WITH Theresa May’s Brexit deal yet again failing to get through the House of Commons and a possible delay to the date the UK is due to leave the EU, it is clear that we are simply lurching from crisis to crisis.

One wonders what good an extension will actually do given the negotiating position of both the EU and the UK. The UK is deadlocked, in terms of its people, Parliament and Cabinet and the likelihood of any semblance of a deal that commands the majority of the Commons is unlikely – especially true given the deep divisions within the Tories, both Remainers and Leavers and DUP opposition.

READ MORE: Westminster in meltdown after Brexit vote losses for Theresa May

Given this situation, a UK-wide referendum on the deal, a so-called People’s Vote, with the option to remain in the EU, is the only credible way to break this deadlock. For those who argue that this would damage our democratic process, I am not sure we can slump any lower than the situation we are currently in.

As David Davis, the former Brexit secretary and ardent Leaver, pointed out before the EU referendum: “If a democracy cannot change its mind, it ceases to be a democracy.”

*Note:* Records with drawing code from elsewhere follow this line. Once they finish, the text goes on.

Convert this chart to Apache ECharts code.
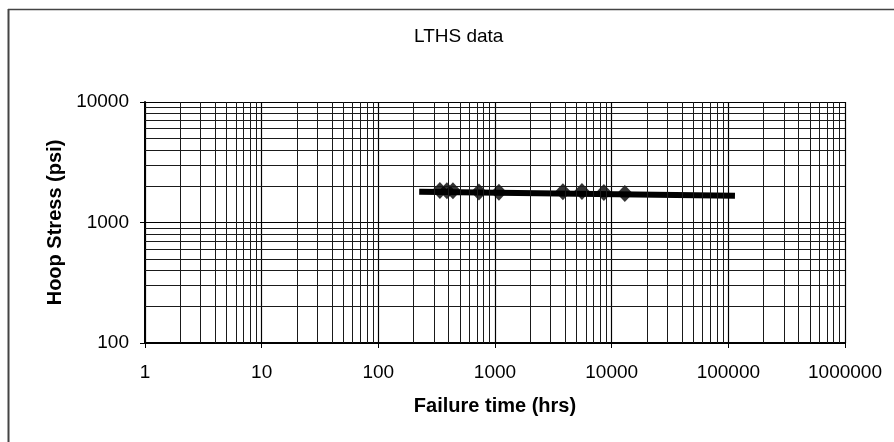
<!DOCTYPE html>
<html>
<head>
<meta charset="utf-8">
<script src="https://cdn.jsdelivr.net/npm/echarts@6/dist/echarts.min.js"></script>
<style>html,body{margin:0;padding:0;background:#fff}#c{width:894px;height:442px}</style>
</head>
<body>
<div id="c"></div>
<script>
// Data
var failureHours = [337, 387, 436, 728, 1080, 3820, 5560, 8570, 12970];
var hoopStress   = [1840, 1835, 1830, 1790, 1780, 1800, 1810, 1770, 1740];
var trendHours   = [224, 114000];
var trendStress  = [1802, 1670];
var xDecades = [1, 10, 100, 1000, 10000, 100000];
var yDecades = [100, 1000];
var minorMultipliers = [2, 3, 4, 5, 6, 7, 8, 9];

var pts = failureHours.map(function (h, i) { return [h, hoopStress[i]]; });
var trend = trendHours.map(function (h, i) { return [h, trendStress[i]]; });

var minorLines = [];
xDecades.forEach(function (d) { minorMultipliers.forEach(function (m) { minorLines.push({ xAxis: d * m }); }); });
yDecades.forEach(function (d) { minorMultipliers.forEach(function (m) { minorLines.push({ yAxis: d * m }); }); });

var font = '"Liberation Sans", Arial, sans-serif';
var chart = echarts.init(document.getElementById('c'), null, { renderer: 'canvas' });
chart.setOption({
  animation: false,
  backgroundColor: '#fff',
  title: {
    text: 'LTHS data', left: 409, top: 22,
    textStyle: { fontFamily: font, fontSize: 19, fontWeight: 'normal', color: '#000' }
  },
  graphic: [
    { type: 'line', shape: { x1: 8.5, y1: 9, x2: 8.5, y2: 442 }, style: { stroke: '#444', lineWidth: 2 } },
    { type: 'line', shape: { x1: 8, y1: 9.5, x2: 894, y2: 9.5 }, style: { stroke: '#444', lineWidth: 1.5 } }
  ],
  grid: { left: 145, right: 49, top: 102, bottom: 99 },
  xAxis: {
    type: 'log', logBase: 10, min: 1, max: 1000000,
    name: 'Failure time (hrs)', nameLocation: 'middle', nameGap: 53,
    nameTextStyle: { fontFamily: font, fontSize: 20, fontWeight: 'bold', color: '#000' },
    axisLine: { show: true, lineStyle: { color: '#000', width: 2 } },
    axisTick: { show: true, inside: false, length: 5, lineStyle: { color: '#000', width: 1 } },
    axisLabel: { fontFamily: font, fontSize: 19, color: '#000', margin: 20,
      formatter: function (v) { return String(Math.round(v)); } },
    splitLine: { show: true, lineStyle: { color: '#000', width: 1.2 } },
    minorTick: { show: false }, minorSplitLine: { show: false }
  },
  yAxis: {
    type: 'log', logBase: 10, min: 100, max: 10000,
    name: 'Hoop Stress (psi)', nameLocation: 'middle', nameGap: 80, nameRotate: 90,
    nameTextStyle: { fontFamily: font, fontSize: 20, fontWeight: 'bold', color: '#000' },
    axisLine: { show: true, lineStyle: { color: '#000', width: 2 } },
    axisTick: { show: true, inside: false, length: 5, lineStyle: { color: '#000', width: 1 } },
    axisLabel: { fontFamily: font, fontSize: 19, color: '#000', margin: 16,
      formatter: function (v) { return String(Math.round(v)); } },
    splitLine: { show: true, lineStyle: { color: '#000', width: 1.2 } }
  },
  series: [
    {
      type: 'line', data: [], z: 1, silent: true,
      markLine: {
        silent: true, symbol: ['none', 'none'], animation: false,
        label: { show: false },
        lineStyle: { color: '#1a1a1a', width: 1, type: 'solid' },
        emphasis: { disabled: true },
        data: minorLines
      }
    },
    {
      type: 'line', data: trend, z: 3, showSymbol: false, symbol: 'none',
      lineStyle: { color: '#000', width: 6 }
    },
    {
      type: 'scatter', data: pts, z: 4, symbol: 'diamond', symbolSize: [16, 17],
      itemStyle: { color: '#000' }
    }
  ]
});
</script>
</body>
</html>
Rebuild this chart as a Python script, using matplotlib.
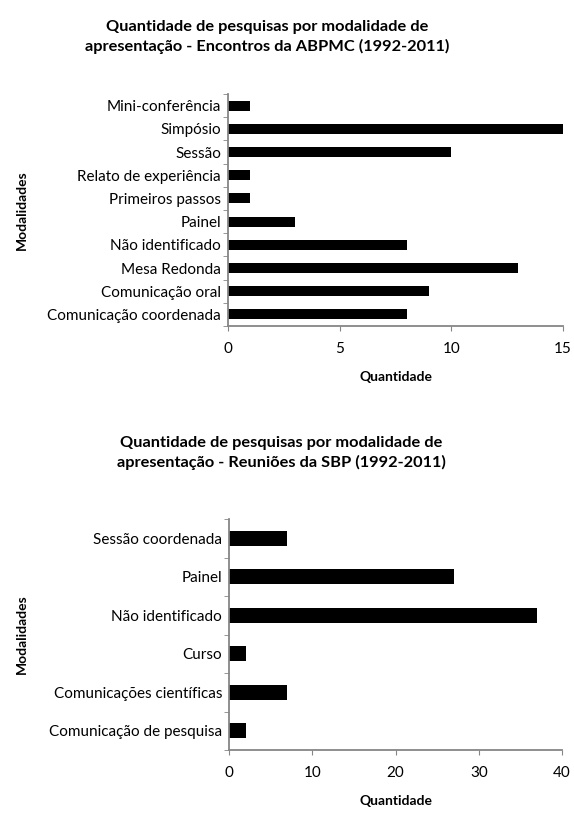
import matplotlib
matplotlib.use("Agg")
import matplotlib.pyplot as plt
import numpy as np

plt.rcParams['font.family'] = ['Lato', 'DejaVu Sans']

# --- dados ---
abpmc_cats = ["Comunicação coordenada", "Comunicação oral", "Mesa Redonda",
              "Não identificado", "Painel", "Primeiros passos",
              "Relato de experiência", "Sessão", "Simpósio", "Mini-conferência"]
abpmc_vals = [8, 9, 13, 8, 3, 1, 1, 10, 15, 1]
abpmc_xticks = [0, 5, 10, 15]

sbp_cats = ["Comunicação de pesquisa", "Comunicações científicas", "Curso",
            "Não identificado", "Painel", "Sessão coordenada"]
sbp_vals = [2, 7, 2, 37, 27, 7]
sbp_xticks = [0, 10, 20, 30, 40]

AXIS_GREY = '#868686'
H = 815.0

fig = plt.figure(figsize=(5.74, 8.15), dpi=100)


def draw_panel(rect, cats, vals, xticks, bar_h, title, title_xy):
    ax = fig.add_axes(rect)
    y = np.arange(len(cats))
    ax.barh(y, vals, height=bar_h, color='black')
    ax.set_xlim(xticks[0], xticks[-1])
    ax.set_ylim(-0.5, len(cats) - 0.5)
    ax.set_xticks(xticks)
    ax.set_yticks(y)
    ax.set_yticklabels(cats)
    ax.set_yticks(np.arange(len(cats) + 1) - 0.5, minor=True)
    ax.tick_params(axis='y', which='major', length=0, pad=5, labelsize=11)
    ax.tick_params(axis='y', which='minor', length=3.5, direction='out', color=AXIS_GREY)
    ax.tick_params(axis='x', length=3.5, direction='out', color=AXIS_GREY, labelsize=11, pad=8)
    for s in ['top', 'right']:
        ax.spines[s].set_visible(False)
    for s in ['left', 'bottom']:
        ax.spines[s].set_color(AXIS_GREY)
        ax.spines[s].set_linewidth(1.3)
    ax.set_xlabel('Quantidade', fontsize=10, fontweight='bold', labelpad=11)
    fig.text(title_xy[0], title_xy[1], title, ha='center', va='center',
             fontsize=11.8, fontweight='bold', linespacing=1.35)
    return ax


ax1 = draw_panel([228 / 574, 1 - 326 / H, 335 / 574, 232 / H], abpmc_cats, abpmc_vals,
                 abpmc_xticks, 0.43,
                 "Quantidade de pesquisas por modalidade de\napresentação - Encontros da ABPMC (1992-2011)",
                 (267 / 574, 1 - 37 / H))
ax2 = draw_panel([229 / 574, 1 - 750 / H, 333 / 574, 231 / H], sbp_cats, sbp_vals,
                 sbp_xticks, 0.39,
                 "Quantidade de pesquisas por modalidade de\napresentação - Reuniões da SBP (1992-2011)",
                 (281 / 574, 1 - 453 / H))

fig.text(22 / 574, 1 - 210 / H, 'Modalidades', rotation=90, ha='center', va='center',
         fontsize=10, fontweight='bold')
fig.text(22 / 574, 1 - 634 / H, 'Modalidades', rotation=90, ha='center', va='center',
         fontsize=10, fontweight='bold')

fig.savefig('out.png', dpi=100, facecolor='white')
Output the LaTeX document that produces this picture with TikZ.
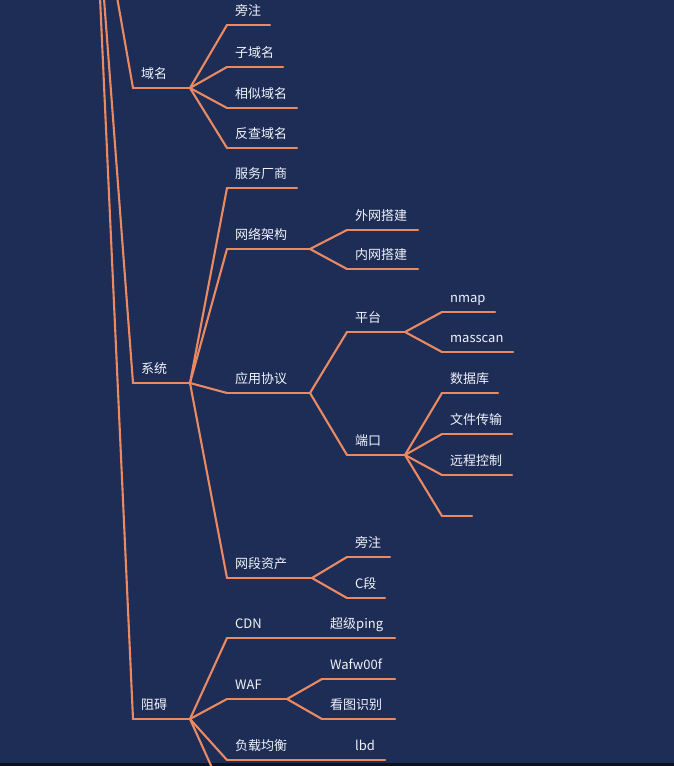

There are few I know who voted for Brexit in the belief it would make them poorer, and it is up to the public to give its view on whether the deal, and more importantly its implications, are what it wants.

For once I agree with Jacob Rees-Mogg, who initially backed a vote on the renegotiated deal – a statement he curiously seems to have forgotten.

The Scottish Parliament has led the way in backing a People’s Vote and now that we know the precise nature of the deal, it is up to the public to have its say.

Alex Orr

THE National’s front page headline, “Westminster in meltdown” (March 14), although accurate, makes depressing reading. It would appear that there is no agreed Government strategy and that the personal ambition of some ministers and MPs outweighs their commitment to the electorate.

The PM should resign with immediate effect and either an extension to the time limit beyond March 29 should be sought or, better still, withdraw the application to leave the EU. There is the oft-trumpeted claim that such a move would be to break a vow to Leave voters. How many other promises have already been broken?

If the UK is to try to retain any semblance of a democratic country then there should be a People’s Vote.

Perhaps the PM should reflect on the fact that she has wrecked the UK. Certain segments of our society must also come to terms with the fact that the British Empire is now ancient history and it’s time move on and join the modern world.

Thomas L Inglis

THE chaos we are now witnessing in the Westminster Parliament was initiated by David Cameron when he called a referendum on a binary vote for a very complicated and complex problem. His defence of Remain during the hustings was pathetic and he had no answer to “project fear”, all of which has now come true.

After his resignation, Mrs May arrived on the scene, thinking she was the President rather than Prime Minister, and began by issuing the Article 50 notice (which unfortunately 80% of MPs voted for) without any understanding or plan of what was to follow. She then proceeded to negotiate a withdrawal agreement clearly not understanding the complications of the Irish border, giving no thought to the devolved administrations, Gibraltar or the 16.8 million who voted to remain.

It came as no surprise that Parliament voted down her deal but she has ignored that and is still ploughing her own furrow trying to woo the hard right of her party while holding other MPs in contempt. Is it any wonder that the mother of parliaments has become the laughing stock of the world?

The 27 must be thinking “do we really want these unreliable incompetents in our Union?”

Mike Underwood

THE EU now do not want a long extension to Article 50. This is down to the EU parliamentary elections in May where it is feared that across the EU the far right might do well. The last thing they want is Farage and a like-minded bunch of dissidents arriving from Blighty to reinforce the destructive anti-EU element.

A longer extension than the end of June this year would ensure that the UK holds the EU May elections. So if there is to be another EU referendum, it may be that it has to be held in June before the new European parliament resumes. While this is a tight timescale, it is not impossible.

Some say it will be hard to draft the referendum question. That is logically not true. The Remainers want to stay in the EU so their question is the same as in 2016. A simple vote in Parliament would allow the Brexiteers to choose between May’s deal and crashing out. Remainers should abstain from voting on that question.

If the Brexiteers cannot choose one of the two options available to them, then the Brexit option should be worded in such a way as to show that Brexit is a blind Brexit, which is hardly likely to be successful in the referendum although you never know – Brexit just keeps throwing up surprises!

As a supporter of Scottish independence, I really prefer the clarity that a short extension would bring about. We need to get on with deciding our future path and I hope more than ever it diverges from Westminster – the farce that isn’t funny.

David Crines
Via email

THE Scottish Secretary, David Mundell, last night during yet another Government defeat in the House, at long last did something positive. He abstained!

As a public servant Scotland can depend on, he is irrelevant, as is the office he holds.